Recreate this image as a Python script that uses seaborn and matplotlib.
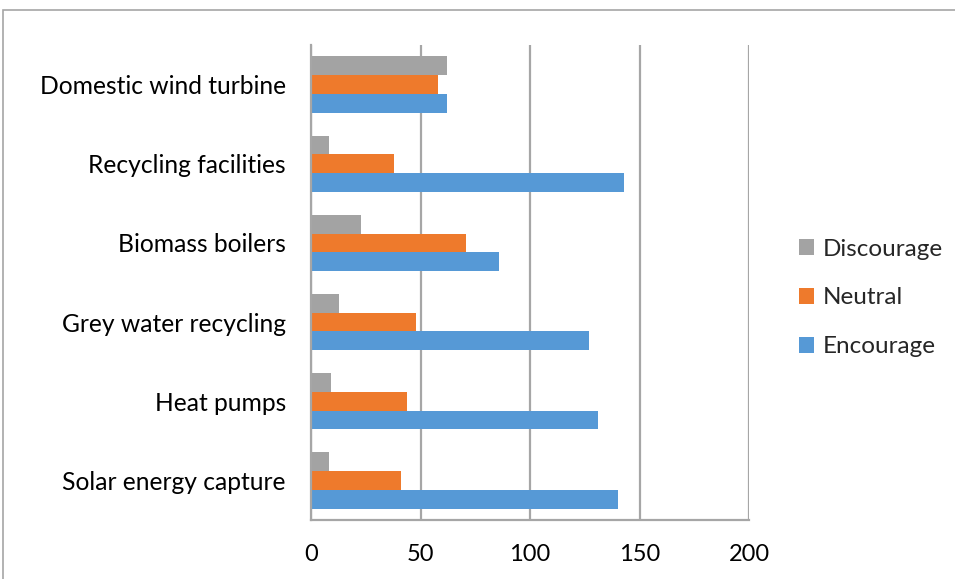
import matplotlib
matplotlib.use("Agg")
import matplotlib.pyplot as plt
import seaborn as sns
import pandas as pd
from matplotlib.patches import Rectangle
from matplotlib.ticker import FixedLocator

categories = ["Domestic wind turbine", "Recycling facilities", "Biomass boilers",
              "Grey water recycling", "Heat pumps", "Solar energy capture"]
discourage = [62, 8, 23, 13, 9, 8]
neutral = [58, 38, 71, 48, 44, 41]
encourage = [62, 143, 86, 127, 131, 140]
series_names = ["Discourage", "Neutral", "Encourage"]
x_ticks = [0, 50, 100, 150, 200]

rows = []
for name, vals in zip(series_names, [discourage, neutral, encourage]):
    for c, v in zip(categories, vals):
        rows.append({"category": c, "series": name, "value": v})
df = pd.DataFrame(rows)

sns.set_style("white")
plt.rcParams["font.family"] = ["Lato", "DejaVu Sans"]

fig = plt.figure(figsize=(9.55, 5.79), dpi=100)
ax = fig.add_axes([311/955, 1-520/579, (749-311)/955, (520-45)/579])

palette = {"Discourage": "#A3A3A3", "Neutral": "#EE7A2C", "Encourage": "#5699D6"}
sns.barplot(data=df, y="category", x="value", hue="series", order=categories,
            hue_order=series_names, palette=palette, orient="h", width=0.71,
            saturation=1, ax=ax, errorbar=None, edgecolor="none", linewidth=0)

ax.set_xlim(0, 200)
ax.set_xticks(x_ticks)
ax.set_xticklabels([str(t) for t in x_ticks])
ax.set_xlabel("")
ax.set_ylabel("")
ax.grid(axis="x", color="#A6A6A6", linewidth=1.6)
ax.set_axisbelow(True)
for s in ["top", "right"]:
    ax.spines[s].set_visible(False)
for s in ["left", "bottom"]:
    ax.spines[s].set_color("#A6A6A6")
    ax.spines[s].set_linewidth(1.6)

ax.set_yticks([i for i in range(len(categories))])
ax.set_yticklabels(categories)
ax.tick_params(axis="y", length=0, pad=18, labelsize=17.7, labelcolor="black")
ax.yaxis.set_minor_locator(FixedLocator([i - 0.5 for i in range(len(categories) + 1)]))
ax.tick_params(axis="y", which="minor", length=7, width=1.6, color="#A6A6A6", direction="out")
ax.tick_params(axis="x", length=6, width=1.6, color="#A6A6A6", direction="out",
               labelsize=17, pad=11, labelcolor="black")

handles, labels = ax.get_legend_handles_labels()
leg = ax.legend(handles, labels, loc="center left", bbox_to_anchor=(777/955, 1 - 298/579),
                bbox_transform=fig.transFigure, frameon=False, fontsize=17.5,
                handlelength=0.62, handleheight=0.62, handletextpad=0.35, labelspacing=1.15)

fig.patches.append(Rectangle((3/955, -0.05), 1.1, 1 - 10/579 + 0.05, transform=fig.transFigure,
                             fill=False, edgecolor="#A6A6A6", linewidth=1.2))

fig.savefig("out.png", dpi=100)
_ _ _
- Given task: Copy out all of the data word for word. Do not carry over any picture.

- Answer to the task:
Recreate this image as a Python script that uses seaborn and matplotlib.
import matplotlib
matplotlib.use("Agg")
import matplotlib.pyplot as plt
import seaborn as sns
import pandas as pd
from matplotlib.patches import Rectangle
from matplotlib.ticker import FixedLocator

categories = ["Domestic wind turbine", "Recycling facilities", "Biomass boilers",
              "Grey water recycling", "Heat pumps", "Solar energy capture"]
discourage = [62, 8, 23, 13, 9, 8]
neutral = [58, 38, 71, 48, 44, 41]
encourage = [62, 143, 86, 127, 131, 140]
series_names = ["Discourage", "Neutral", "Encourage"]
x_ticks = [0, 50, 100, 150, 200]

rows = []
for name, vals in zip(series_names, [discourage, neutral, encourage]):
    for c, v in zip(categories, vals):
        rows.append({"category": c, "series": name, "value": v})
df = pd.DataFrame(rows)

sns.set_style("white")
plt.rcParams["font.family"] = ["Lato", "DejaVu Sans"]

fig = plt.figure(figsize=(9.55, 5.79), dpi=100)
ax = fig.add_axes([311/955, 1-520/579, (749-311)/955, (520-45)/579])

palette = {"Discourage": "#A3A3A3", "Neutral": "#EE7A2C", "Encourage": "#5699D6"}
sns.barplot(data=df, y="category", x="value", hue="series", order=categories,
            hue_order=series_names, palette=palette, orient="h", width=0.71,
            saturation=1, ax=ax, errorbar=None, edgecolor="none", linewidth=0)

ax.set_xlim(0, 200)
ax.set_xticks(x_ticks)
ax.set_xticklabels([str(t) for t in x_ticks])
ax.set_xlabel("")
ax.set_ylabel("")
ax.grid(axis="x", color="#A6A6A6", linewidth=1.6)
ax.set_axisbelow(True)
for s in ["top", "right"]:
    ax.spines[s].set_visible(False)
for s in ["left", "bottom"]:
    ax.spines[s].set_color("#A6A6A6")
    ax.spines[s].set_linewidth(1.6)

ax.set_yticks([i for i in range(len(categories))])
ax.set_yticklabels(categories)
ax.tick_params(axis="y", length=0, pad=18, labelsize=17.7, labelcolor="black")
ax.yaxis.set_minor_locator(FixedLocator([i - 0.5 for i in range(len(categories) + 1)]))
ax.tick_params(axis="y", which="minor", length=7, width=1.6, color="#A6A6A6", direction="out")
ax.tick_params(axis="x", length=6, width=1.6, color="#A6A6A6", direction="out",
               labelsize=17, pad=11, labelcolor="black")

handles, labels = ax.get_legend_handles_labels()
leg = ax.legend(handles, labels, loc="center left", bbox_to_anchor=(777/955, 1 - 298/579),
                bbox_transform=fig.transFigure, frameon=False, fontsize=17.5,
                handlelength=0.62, handleheight=0.62, handletextpad=0.35, labelspacing=1.15)

fig.patches.append(Rectangle((3/955, -0.05), 1.1, 1 - 10/579 + 0.05, transform=fig.transFigure,
                             fill=False, edgecolor="#A6A6A6", linewidth=1.2))

fig.savefig("out.png", dpi=100)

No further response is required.